**** Raw data ****

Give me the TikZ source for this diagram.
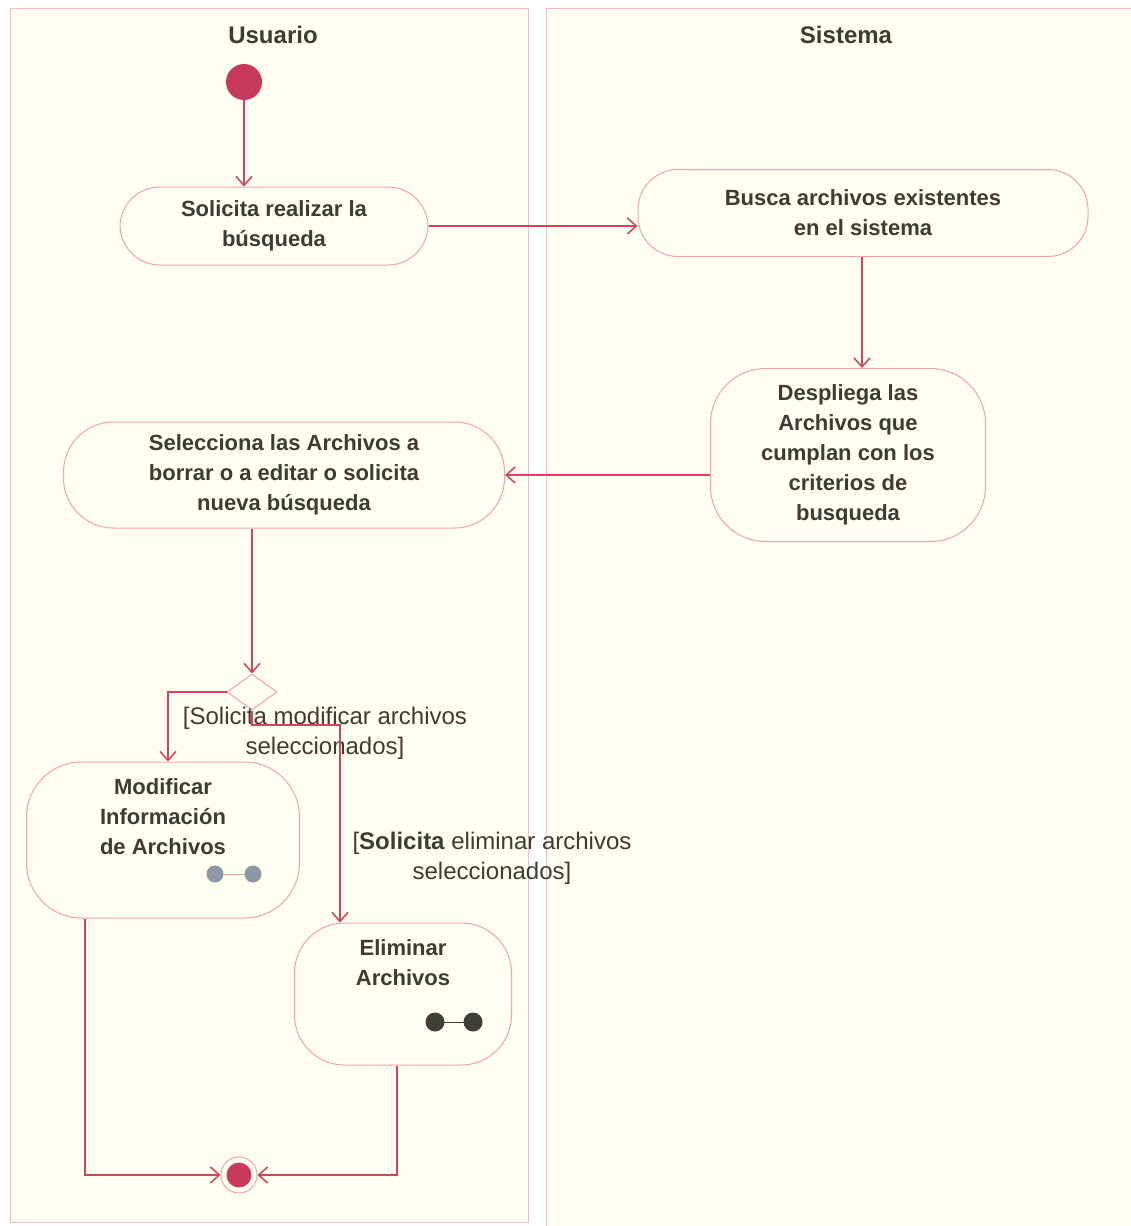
\documentclass[tikz,border=0pt]{standalone}
\usepackage{fontspec}
\setmainfont{Liberation Sans}
\usetikzlibrary{arrows.meta,shapes.geometric}
\definecolor{lanefill}{HTML}{FFFEF1}
\definecolor{laneline}{HTML}{F2BAC6}
\definecolor{nodeline}{HTML}{EDA2B0}
\definecolor{edgecol}{HTML}{D8405E}
\definecolor{txt}{HTML}{3C3C30}
\definecolor{startcol}{HTML}{C83A5C}
\definecolor{rakegray}{HTML}{8E98A4}
\definecolor{rakedark}{HTML}{3F4035}
\tikzset{
  lane/.style={draw=laneline, fill=lanefill, line width=1pt},
  act/.style={draw=nodeline, fill=lanefill, line width=1pt, rounded corners=40pt,
    align=center, text=txt, font=\fontsize{22}{30}\selectfont\bfseries, inner sep=0pt},
  acttext/.style={text=txt, font=\fontsize{22}{30}\selectfont\bfseries, align=center},
  flow/.style={draw=edgecol, line width=1.5pt, -{Straight Barb[length=9pt,width=16pt,line width=1.5pt]}},
  guard/.style={text=txt, align=center, font=\fontsize{24}{30}\selectfont, inner sep=0pt},
  lanetitle/.style={text=txt, font=\fontsize{24}{28}\selectfont\bfseries},
}
\begin{document}
\begin{tikzpicture}[x=1pt,y=-1pt]
\useasboundingbox (0,0) rectangle (1131,1226);
\fill[white] (0,0) rectangle (1131,1226);
% lanes
\draw[lane] (10,8) rectangle (528,1222);
\draw[lane] (546,8) rectangle (1131,1226);
\node[lanetitle] (tU) at (273,35) {Usuario};
\node[lanetitle] (tS) at (846,35) {Sistema};
% nodes
\node[circle, fill=startcol, minimum size=36pt, inner sep=0pt] (ini) at (244,82) {};
\node[act, minimum width=308pt, minimum height=78pt] (a1) at (274,226) {Solicita realizar la\\búsqueda};
\node[act, minimum width=450pt, minimum height=87pt] (a2) at (863,213) {Busca archivos existentes\\en el sistema};
\node[act, minimum width=275pt, minimum height=173pt, rounded corners=55pt] (a3) at (848,455) {Despliega las\\Archivos que\\cumplan con los\\criterios de\\busqueda};
\node[act, minimum width=441pt, minimum height=106pt, rounded corners=50pt] (a4) at (284,475) {Selecciona las Archivos a\\borrar o a editar o solicita\\nueva búsqueda};
\node[diamond, draw=nodeline, fill=lanefill, line width=1pt, minimum width=50pt, minimum height=36pt, inner sep=0pt] (dec) at (252,692) {};
\node[act, minimum width=273pt, minimum height=156pt, rounded corners=55pt] (mod) at (163,840) {};
\node[acttext] (modt) at (163,817) {Modificar\\Información\\de Archivos};
\node[act, minimum width=217pt, minimum height=142pt, rounded corners=50pt] (eli) at (403,994) {};
\node[acttext] (elit) at (403,963) {Eliminar\\Archivos};
% rake icons
\draw[nodeline, line width=1pt] (215,874) -- (253,874);
\fill[rakegray] (215,874) circle (8.5pt);
\fill[rakegray] (253,874) circle (8.5pt);
\draw[rakedark, line width=1pt] (435,1022) -- (473,1022);
\fill[rakedark] (435,1022) circle (9.5pt);
\fill[rakedark] (473,1022) circle (9.5pt);
% final node
\node[circle, draw=nodeline, fill=lanefill, line width=1pt, minimum size=36pt, inner sep=0pt] (fin) at (239,1175) {};
\fill[startcol] (fin) circle (12.5pt);
% guards
\node[guard] (g1) at (325,733) {[Solicita modificar archivos\\seleccionados]};
\node[guard] (g2) at (492,858) {[\textbf{Solicita} eliminar archivos\\seleccionados]};
% connectors
\coordinate (k) at (340,725);
\draw[flow] (ini) -- (ini |- a1.north);
\draw[flow] (a1.east) -- (a1.east -| a2.west);
\draw[flow] (a2.south -| 862,0) -- (862,368);
\draw[flow] (a3.west |- a4.east) -- (a4.east);
\draw[flow] (a4.south -| dec.north) -- (dec.north);
\draw[flow] (dec.west) -| ([xshift=5pt]mod.north);
\draw[flow] (dec.south) |- (k) -- (k |- eli.north);
\draw[flow] ([xshift=-78pt]mod.south) |- (fin.west);
\draw[flow] ([xshift=-6pt]eli.south) |- (fin.east);
\end{tikzpicture}
\end{document}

****

Prompt: Extract every line of the data exactly; pictures stay out.

Completed task:
Give me the TikZ source for this diagram.
\documentclass[tikz,border=0pt]{standalone}
\usepackage{fontspec}
\setmainfont{Liberation Sans}
\usetikzlibrary{arrows.meta,shapes.geometric}
\definecolor{lanefill}{HTML}{FFFEF1}
\definecolor{laneline}{HTML}{F2BAC6}
\definecolor{nodeline}{HTML}{EDA2B0}
\definecolor{edgecol}{HTML}{D8405E}
\definecolor{txt}{HTML}{3C3C30}
\definecolor{startcol}{HTML}{C83A5C}
\definecolor{rakegray}{HTML}{8E98A4}
\definecolor{rakedark}{HTML}{3F4035}
\tikzset{
  lane/.style={draw=laneline, fill=lanefill, line width=1pt},
  act/.style={draw=nodeline, fill=lanefill, line width=1pt, rounded corners=40pt,
    align=center, text=txt, font=\fontsize{22}{30}\selectfont\bfseries, inner sep=0pt},
  acttext/.style={text=txt, font=\fontsize{22}{30}\selectfont\bfseries, align=center},
  flow/.style={draw=edgecol, line width=1.5pt, -{Straight Barb[length=9pt,width=16pt,line width=1.5pt]}},
  guard/.style={text=txt, align=center, font=\fontsize{24}{30}\selectfont, inner sep=0pt},
  lanetitle/.style={text=txt, font=\fontsize{24}{28}\selectfont\bfseries},
}
\begin{document}
\begin{tikzpicture}[x=1pt,y=-1pt]
\useasboundingbox (0,0) rectangle (1131,1226);
\fill[white] (0,0) rectangle (1131,1226);
% lanes
\draw[lane] (10,8) rectangle (528,1222);
\draw[lane] (546,8) rectangle (1131,1226);
\node[lanetitle] (tU) at (273,35) {Usuario};
\node[lanetitle] (tS) at (846,35) {Sistema};
% nodes
\node[circle, fill=startcol, minimum size=36pt, inner sep=0pt] (ini) at (244,82) {};
\node[act, minimum width=308pt, minimum height=78pt] (a1) at (274,226) {Solicita realizar la\\búsqueda};
\node[act, minimum width=450pt, minimum height=87pt] (a2) at (863,213) {Busca archivos existentes\\en el sistema};
\node[act, minimum width=275pt, minimum height=173pt, rounded corners=55pt] (a3) at (848,455) {Despliega las\\Archivos que\\cumplan con los\\criterios de\\busqueda};
\node[act, minimum width=441pt, minimum height=106pt, rounded corners=50pt] (a4) at (284,475) {Selecciona las Archivos a\\borrar o a editar o solicita\\nueva búsqueda};
\node[diamond, draw=nodeline, fill=lanefill, line width=1pt, minimum width=50pt, minimum height=36pt, inner sep=0pt] (dec) at (252,692) {};
\node[act, minimum width=273pt, minimum height=156pt, rounded corners=55pt] (mod) at (163,840) {};
\node[acttext] (modt) at (163,817) {Modificar\\Información\\de Archivos};
\node[act, minimum width=217pt, minimum height=142pt, rounded corners=50pt] (eli) at (403,994) {};
\node[acttext] (elit) at (403,963) {Eliminar\\Archivos};
% rake icons
\draw[nodeline, line width=1pt] (215,874) -- (253,874);
\fill[rakegray] (215,874) circle (8.5pt);
\fill[rakegray] (253,874) circle (8.5pt);
\draw[rakedark, line width=1pt] (435,1022) -- (473,1022);
\fill[rakedark] (435,1022) circle (9.5pt);
\fill[rakedark] (473,1022) circle (9.5pt);
% final node
\node[circle, draw=nodeline, fill=lanefill, line width=1pt, minimum size=36pt, inner sep=0pt] (fin) at (239,1175) {};
\fill[startcol] (fin) circle (12.5pt);
% guards
\node[guard] (g1) at (325,733) {[Solicita modificar archivos\\seleccionados]};
\node[guard] (g2) at (492,858) {[\textbf{Solicita} eliminar archivos\\seleccionados]};
% connectors
\coordinate (k) at (340,725);
\draw[flow] (ini) -- (ini |- a1.north);
\draw[flow] (a1.east) -- (a1.east -| a2.west);
\draw[flow] (a2.south -| 862,0) -- (862,368);
\draw[flow] (a3.west |- a4.east) -- (a4.east);
\draw[flow] (a4.south -| dec.north) -- (dec.north);
\draw[flow] (dec.west) -| ([xshift=5pt]mod.north);
\draw[flow] (dec.south) |- (k) -- (k |- eli.north);
\draw[flow] ([xshift=-78pt]mod.south) |- (fin.west);
\draw[flow] ([xshift=-6pt]eli.south) |- (fin.east);
\end{tikzpicture}
\end{document}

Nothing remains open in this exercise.